- [WHAT YOU ARE ASKED TO DO]: Write out the data below in full, unchanged, minus the images.

- [GIVEN INFORMATION]:

▼▼▼

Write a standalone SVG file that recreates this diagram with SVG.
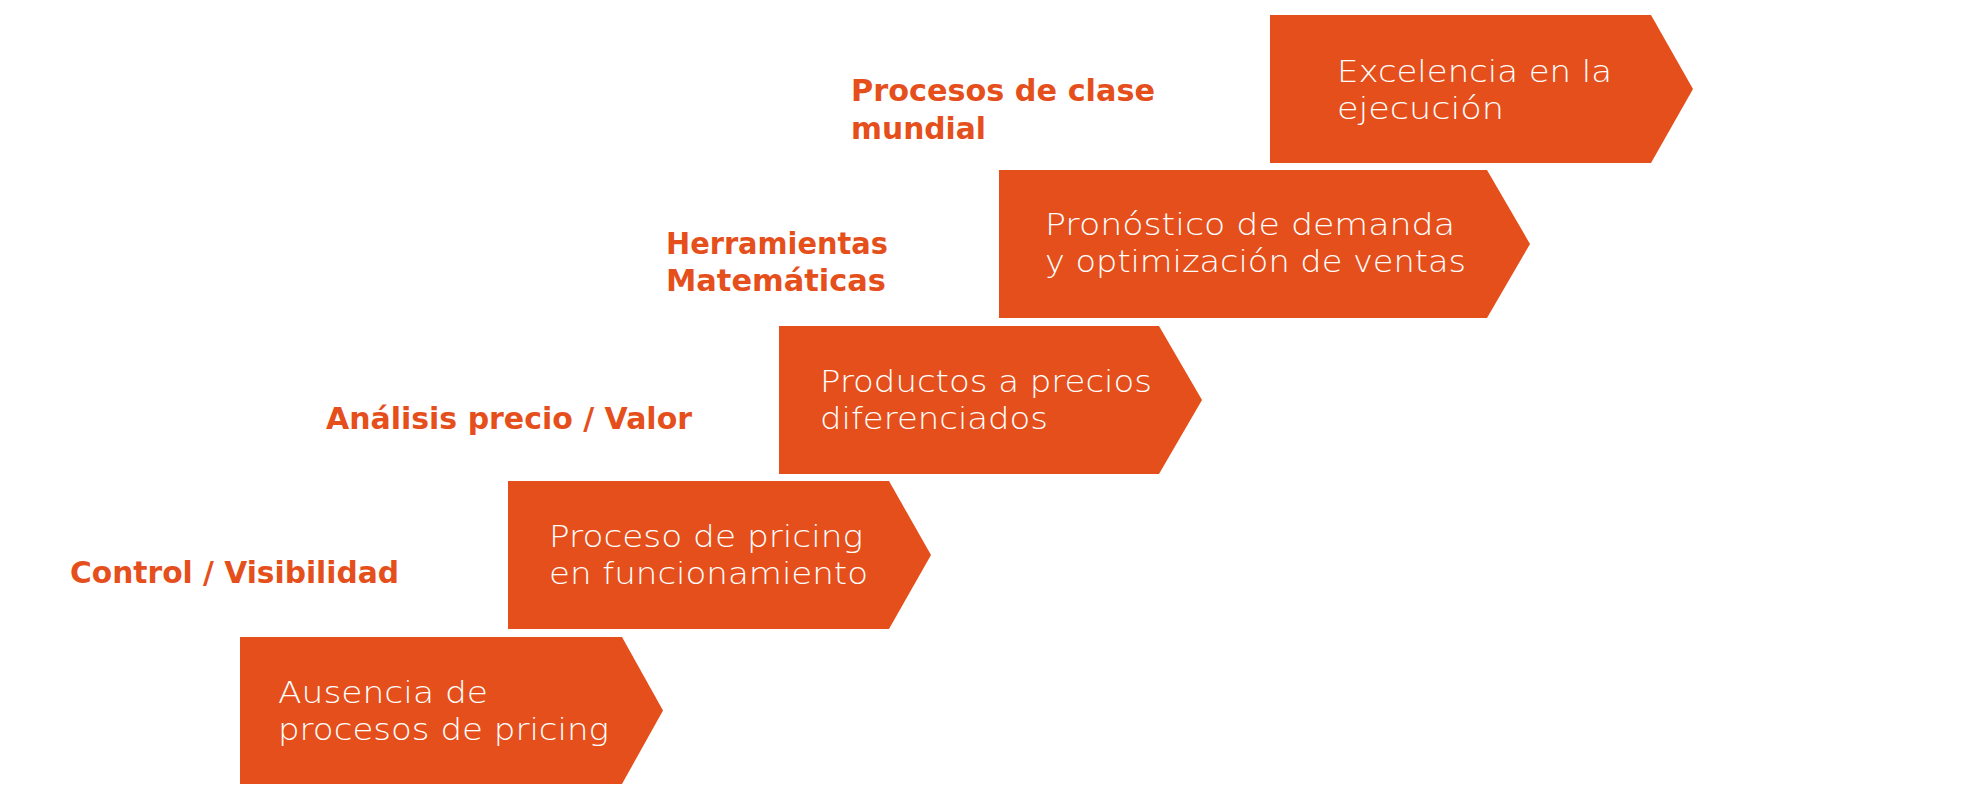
<svg xmlns="http://www.w3.org/2000/svg" width="1980" height="800" viewBox="0 0 1980 800">
<style>
.box{fill:#E54F1C;}
.bt{fill:#FFFFFF;font-family:"DejaVu Sans","Liberation Sans",sans-serif;font-weight:300;font-size:31px;}
.lb{fill:#E54F1C;font-family:"DejaVu Sans","Liberation Sans",sans-serif;font-weight:bold;font-size:31px;}
</style>
<rect x="0" y="0" width="1980" height="800" fill="#FFFFFF"/>
<g id="connectors"></g>
<g id="step1">
<polygon class="box" points="240,637 622,637 663,710.5 622,784 240,784"/>
<text class="bt" x="278" y="703" textLength="210" lengthAdjust="spacingAndGlyphs">Ausencia de</text>
<text class="bt" x="278" y="740" textLength="331" lengthAdjust="spacingAndGlyphs">procesos de pricing</text>
</g>
<g id="step2">
<polygon class="box" points="508,481 889,481 931,555 889,629 508,629"/>
<text class="bt" x="549" y="547" textLength="314" lengthAdjust="spacingAndGlyphs">Proceso de pricing</text>
<text class="bt" x="549" y="584" textLength="319" lengthAdjust="spacingAndGlyphs">en funcionamiento</text>
</g>
<g id="step3">
<polygon class="box" points="779,326 1159,326 1202,400 1159,474 779,474"/>
<text class="bt" x="820" y="392" textLength="332" lengthAdjust="spacingAndGlyphs">Productos a precios</text>
<text class="bt" x="820" y="429" textLength="228" lengthAdjust="spacingAndGlyphs">diferenciados</text>
</g>
<g id="step4">
<polygon class="box" points="999,170 1487,170 1530,244 1487,318 999,318"/>
<text class="bt" x="1045" y="235" textLength="410" lengthAdjust="spacingAndGlyphs">Pronóstico de demanda</text>
<text class="bt" x="1045" y="272" textLength="421" lengthAdjust="spacingAndGlyphs">y optimización de ventas</text>
</g>
<g id="step5">
<polygon class="box" points="1270,15 1651,15 1693,89 1651,163 1270,163"/>
<text class="bt" x="1337" y="82" textLength="275" lengthAdjust="spacingAndGlyphs">Excelencia en la</text>
<text class="bt" x="1337" y="119" textLength="167" lengthAdjust="spacingAndGlyphs">ejecución</text>
</g>
<g id="label1">
<text class="lb" x="70" y="583" textLength="329" lengthAdjust="spacingAndGlyphs">Control / Visibilidad</text>
</g>
<g id="label2">
<text class="lb" x="326" y="429" textLength="366" lengthAdjust="spacingAndGlyphs">Análisis precio / Valor</text>
</g>
<g id="label3">
<text class="lb" x="666" y="254" textLength="222" lengthAdjust="spacingAndGlyphs">Herramientas</text>
<text class="lb" x="666" y="291" textLength="220" lengthAdjust="spacingAndGlyphs">Matemáticas</text>
</g>
<g id="label4">
<text class="lb" x="851" y="101" textLength="304" lengthAdjust="spacingAndGlyphs">Procesos de clase</text>
<text class="lb" x="851" y="139" textLength="135" lengthAdjust="spacingAndGlyphs">mundial</text>
</g>
</svg>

▲▲▲

- [FULL SOLUTION]:
Write a standalone SVG file that recreates this diagram with SVG.
<svg xmlns="http://www.w3.org/2000/svg" width="1980" height="800" viewBox="0 0 1980 800">
<style>
.box{fill:#E54F1C;}
.bt{fill:#FFFFFF;font-family:"DejaVu Sans","Liberation Sans",sans-serif;font-weight:300;font-size:31px;}
.lb{fill:#E54F1C;font-family:"DejaVu Sans","Liberation Sans",sans-serif;font-weight:bold;font-size:31px;}
</style>
<rect x="0" y="0" width="1980" height="800" fill="#FFFFFF"/>
<g id="connectors"></g>
<g id="step1">
<polygon class="box" points="240,637 622,637 663,710.5 622,784 240,784"/>
<text class="bt" x="278" y="703" textLength="210" lengthAdjust="spacingAndGlyphs">Ausencia de</text>
<text class="bt" x="278" y="740" textLength="331" lengthAdjust="spacingAndGlyphs">procesos de pricing</text>
</g>
<g id="step2">
<polygon class="box" points="508,481 889,481 931,555 889,629 508,629"/>
<text class="bt" x="549" y="547" textLength="314" lengthAdjust="spacingAndGlyphs">Proceso de pricing</text>
<text class="bt" x="549" y="584" textLength="319" lengthAdjust="spacingAndGlyphs">en funcionamiento</text>
</g>
<g id="step3">
<polygon class="box" points="779,326 1159,326 1202,400 1159,474 779,474"/>
<text class="bt" x="820" y="392" textLength="332" lengthAdjust="spacingAndGlyphs">Productos a precios</text>
<text class="bt" x="820" y="429" textLength="228" lengthAdjust="spacingAndGlyphs">diferenciados</text>
</g>
<g id="step4">
<polygon class="box" points="999,170 1487,170 1530,244 1487,318 999,318"/>
<text class="bt" x="1045" y="235" textLength="410" lengthAdjust="spacingAndGlyphs">Pronóstico de demanda</text>
<text class="bt" x="1045" y="272" textLength="421" lengthAdjust="spacingAndGlyphs">y optimización de ventas</text>
</g>
<g id="step5">
<polygon class="box" points="1270,15 1651,15 1693,89 1651,163 1270,163"/>
<text class="bt" x="1337" y="82" textLength="275" lengthAdjust="spacingAndGlyphs">Excelencia en la</text>
<text class="bt" x="1337" y="119" textLength="167" lengthAdjust="spacingAndGlyphs">ejecución</text>
</g>
<g id="label1">
<text class="lb" x="70" y="583" textLength="329" lengthAdjust="spacingAndGlyphs">Control / Visibilidad</text>
</g>
<g id="label2">
<text class="lb" x="326" y="429" textLength="366" lengthAdjust="spacingAndGlyphs">Análisis precio / Valor</text>
</g>
<g id="label3">
<text class="lb" x="666" y="254" textLength="222" lengthAdjust="spacingAndGlyphs">Herramientas</text>
<text class="lb" x="666" y="291" textLength="220" lengthAdjust="spacingAndGlyphs">Matemáticas</text>
</g>
<g id="label4">
<text class="lb" x="851" y="101" textLength="304" lengthAdjust="spacingAndGlyphs">Procesos de clase</text>
<text class="lb" x="851" y="139" textLength="135" lengthAdjust="spacingAndGlyphs">mundial</text>
</g>
</svg>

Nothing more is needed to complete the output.